I think they might be, given improvements in medicine and so on, but I really have no idea.

Does the census even cover "dwarf" status? I know ethnicities and religions are tracked somewhat...
 
Originally posted by: wfbberzerker
improvements in medicine?

little-peopleism is genetic.
Oh, didn't know. But hey, gene therapy could cure it someday if applied during childhood.
 
Originally posted by: klah
http://www.lpaonline.org/

Q: Can short-statured couples become the parents of average-size children?
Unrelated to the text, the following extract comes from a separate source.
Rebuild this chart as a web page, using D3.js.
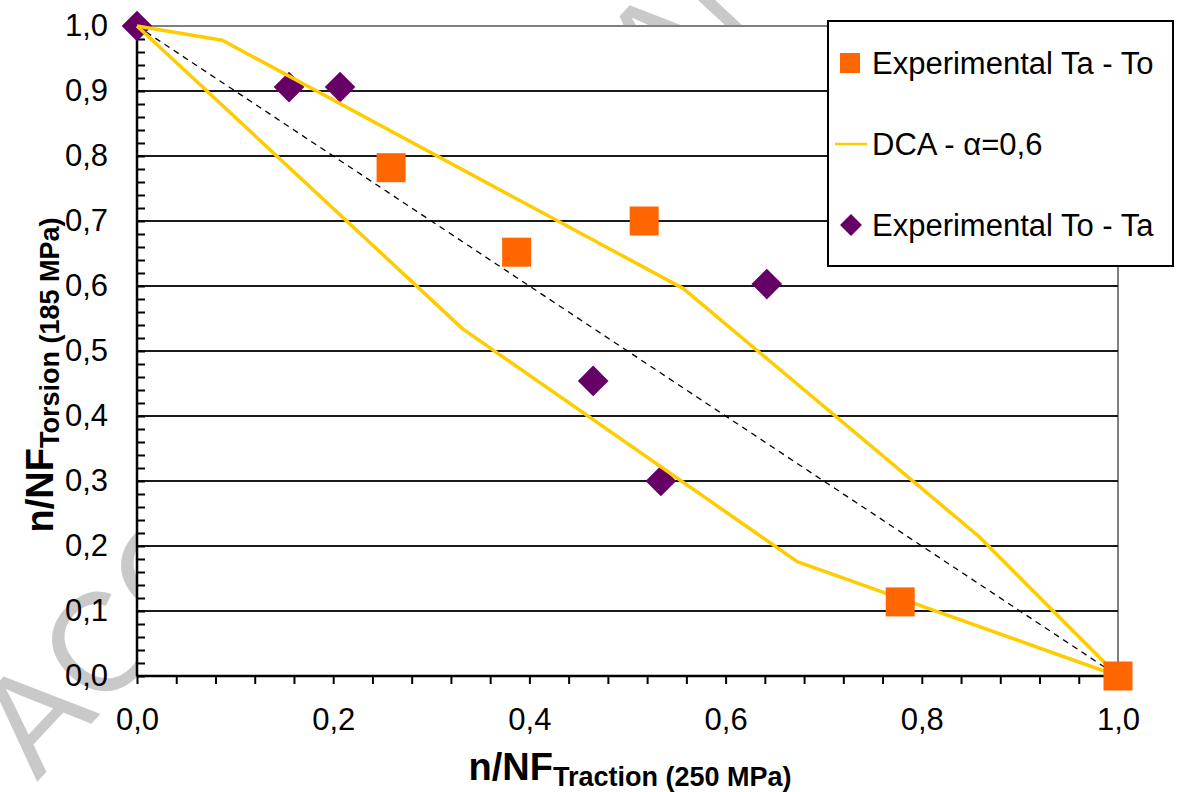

A: Yes. The odds vary with diagnosis, but a person with achondroplasia has one dwarfism gene and one "average-size" gene. If both parents have achondroplasia, there is a 25 percent chance their child will inherit the non-dwarfism gene from each parent and thus be average-size. There's a 50 percent chance the child will inherit one dwarfism gene and one non-dwarfism gene and thus have achondroplasia, just like her or his parents. And there is a 25 percent chance the child will inherit both dwarfism genes, a condition known a double-dominant syndrome, and which invariably ends in death at birth or shortly thereafter.

Man, I didn't know that. 25% chance of death at or shortly after birth for children of two dwarf parents. :Q
 
lol @ advances in medicine

If they are less common it is probably because they don't propogate as often as other people.